Wan 2.5 Internal B-Roll Pilot Notes
Download printable cheat-sheet (CC-BY 4.0)02 Oct 2025, 00:00 Z
Internal memo — Tencent ARC has not published official Wan 2.5 documentation (as of 2 Oct 2025). All notes below come from Instavar pilots on NDA hardware. Please keep this draft internal until a public release lands.
Why we trialled the preview
We generate regulated 1080×1920 @ 30 fps advisor videos. Motion-controlled B-roll is the bottleneck: Wan 2.2 Animate + VACE MV2V deliver usable clips but require manual ambience and depth fixes. The Wan 2.5 preview hinted at two upgrades worth testing:
- Native ambience alongside the video, saving Foley passes.

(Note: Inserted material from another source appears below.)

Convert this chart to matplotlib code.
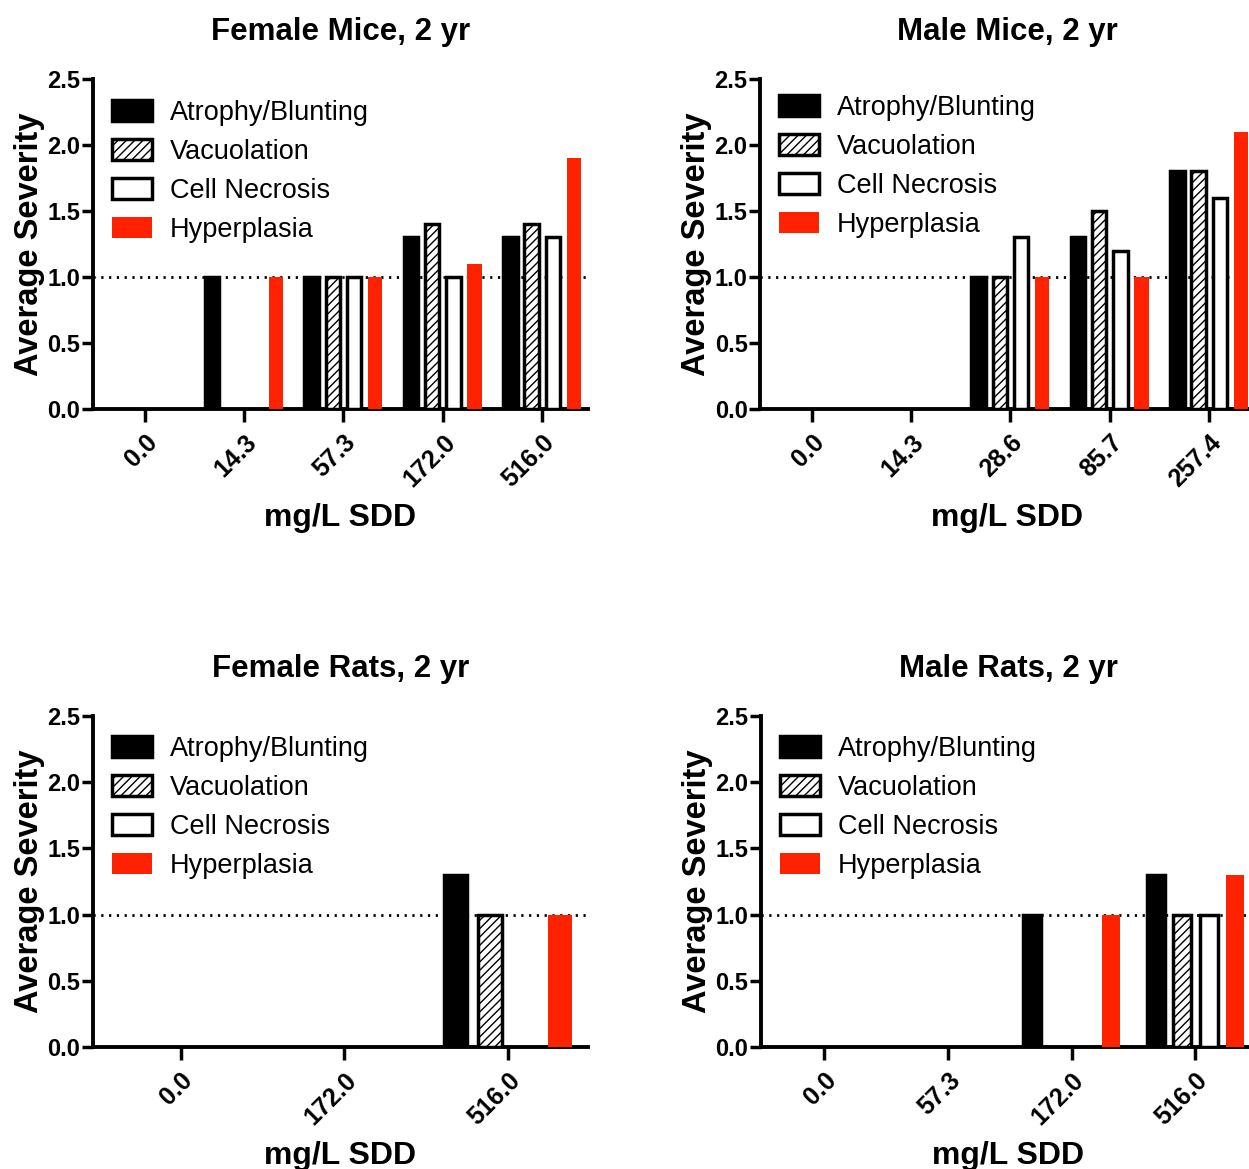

- More stable dolly/slider/choreographed moves with less geometry warping.
Pilot setup at a glance
- Hardware: dual NVIDIA L40S pod, 64 GB VRAM per card.
- Runtime: 25–40 s per 10 s clip (comparable to Wan 2.2).
- Aspect ratio: locked to 9:16.
- Control surface: provisional MCP method
wan25.generate_brollbehind a feature flag; inputs validated to ≤12 s duration and a small enum of camera/audio presets.
What we observed
Clip characteristics
- Solid up to ≈12 s; anything longer drifts or ghosts.
- Texture retention beats Wan 2.2 on fabrics, lighting, and reflections.
- Ambient stem renders ~92% of the time. When it drops, it goes silent for the whole clip.
- Slider/dolly/crane tokens hold their intent across seeds better than Wan 2.2 replacement mode.
- Ambience ships mono at roughly −18 LUFS. We still layer licensed music and compliance VO in Remotion.
Timeline schema tweak
We added a provisional generator entry:
{
"tool": "wan25",
"mode": "t2v",
"prompt": "morning sun across a glass-walled trading floor, advisors reviewing screens",
"camera_path": "slider-right",
"mood_audio": "subtle city ambience",
"duration": 9,
"seed": 182903,
"qa": {
"clip_reject_on": ["motion_glitch", "ambient_dropout"],
"fvd_budget": 320
}
}camera_path and mood_audio map to the prompt tokens we saw responding in the preview build. Everything is versioned in timeline.json so we can revoke the feature quickly if the API surface shifts.
QA gates we enforced
- LatentSync stays in play. Wan 2.5 ambience does not carry dialogue; human speech still routes through HunyuanVideo-Avatar + Azure TTS.
- Ambient watchdog: rerun if RMS falls below −50 LUFS for >300 ms mid-clip.
- FVD cap: